Another paradox is the way that successive Conservative governments have increasingly sought to dictate operating practices and even values in organisations that are dependent on government funding, even as they have sought to reduce that funding and to move the organisations onto a more commercial and independent footing. The chief example here is education. The more that schools and universities are expected to stand on their own two feet, the more Conservative governments have pursued both prescriptions on how students will be taught and proscriptions on what they should not be exposed to, the latest bogey being critical race theory (New Labour was also guilty of this sort of authoritarianism, but that merely highlighted its conservative instincts). This kulturkampf is part of the wider so-called culture wars, wherein the paradox is reflected at scale. We are told that people are subject to the tyranny of the woke and politically correct, yet it is the government - the only institution that has the capability to actually be tyrannical - that is among the loudest in levelling the charge.

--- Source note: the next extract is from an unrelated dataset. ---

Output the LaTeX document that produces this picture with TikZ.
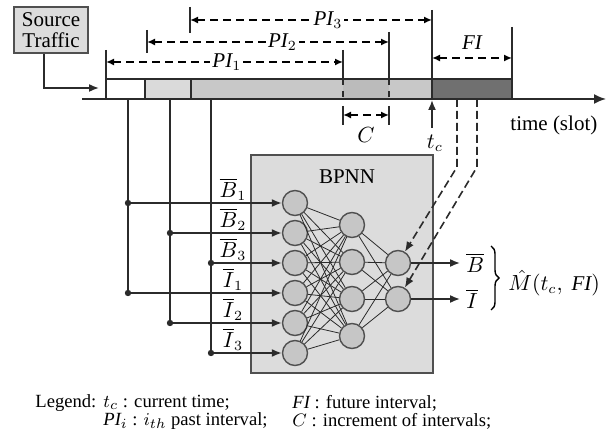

Corey Robin has an interesting piece in the New York Review of Books, entitled Gonzo Constitutionalism, where he notes that the Republican Party has gradually changed from one whose programme centred on restricting the state to one whose raison d'etre is now the preservation of the least democratic institutions of the state, namely the Electoral College, the Senate and the Supreme Court. This is not to say that the GOP isn't pursuing its economic agenda - it still manages to hustle pro-rich tax cuts through Congress, if little else - but that it has become less a party advocating for the private domain against the public and more a self-perpetuating bureaucracy. This echoes the point I was making in the last post, Ukania Delenda, inspired by Ellen Meiksins Wood, that absolutism lives on in bourgeois democracy. While the UK is struggling to accommodate revived absolutist impulses within its hybrid aristocratic-bourgeois constitution, the US is finding that the anti-democratic and absolutist features of its impeccably bourgeois constitution are becoming more salient, and that in turn makes it more obvious that the purpose of the US constitution is the defence of wealth and privilege.

Cronyism and nepotism have always been with us, but it is clear that they have increased in recent years. The plum jobs for favoured friends and relatives, the contracts awarded without tender to unqualified companies, and the repeated use of preferred suppliers despite their repeated failures and poor value for money all point to market failure. More worryingly, they also suggest weaker norms and institutional controls and an increasingly brazen belief that such gifts are within the power of whoever captures the state. It may be that this visibility is partly the result of greater scrutiny arising from new technology and media, however the decline in investigative reporting and the extent to which popular discourse is waylaid by provocateurs and conspiracy-mongers suggests that this may have been offset. What isn't in doubt is that leading politicians see personal enrichment as central to the pursuit of politics. Again, this isn't new (consider Lloyd George), but the Prime Minister griping to favoured journalists about his inadequate salary, in the full expectation of publication and a whip-round by donors, certainly is.

What this points to is not just banal corruption but the collapse of the walls between the private and public domains in the business of government. The visible angst of a Conservative Chancellor obliged by circumstance to "interfere" in the market to support businesses and wages is sincere, but that sincerity reflects a fear that a precedent will have been set, not that intervention in the market is unconscionable. After all, the massive interference in financial markets of the bank bailouts and the Treasury's ongoing QE programme have not proved ideologically shattering, even if they did cause some temporary embarrassment. The conceptual dividing line is no longer public and private but rich and poor, and this week's attempts to revive last decade's strivers versus shirkers rhetoric in the guise of good and bad parents will have little success in obscuring it. Footballers with a social conscience have long been dismissed on the grounds that they earn a lot of money. The implicit charge is not hypocrisy but class betrayal: you've escaped the working class and joined the rich, so don't bite the hand the feeds you. In badgering the government, Marcus Rashford isn't acting as the real leader of the opposition, he is simply shaming the rich.

1 comment:

  1. «their philosophy is based on the premise that the private and public domains are not merely separate but that there is minimal intercourse between them, and that what traffic occurs should be limited even further.»

    My guess is that is not the philosophy but the propaganda with which right wingers obfuscate their philosophy, which has nothing to do with the size of the state or the boundary between private and public, but is about which way the state redistributes:

    #1 Where state intervention results in downward redistribution they want a smaller state and boundaries to protect the private domain.
    #2 Where state intervention results in upward redistribution they want a stronger state that does not quite worry about the boundaries of the private domain.

    That explains the examples you give: the finance/property bailouts and control over private organisations like universities are examples of case #2. Same for economic policy: tight fiscal policy because #1, loose credit policy because #2.

    Which leads to my usual argument about the past several years: there has been no "austerity" because that would mean suppressing incomes and spending for everybody to cool an overheated (traditionally that means excessive trade deficit) economy, but in the past several years a large minority of voters have enjoyed rising incomes and spending, even if the majority have suffered stagnating or falling incomes and spending.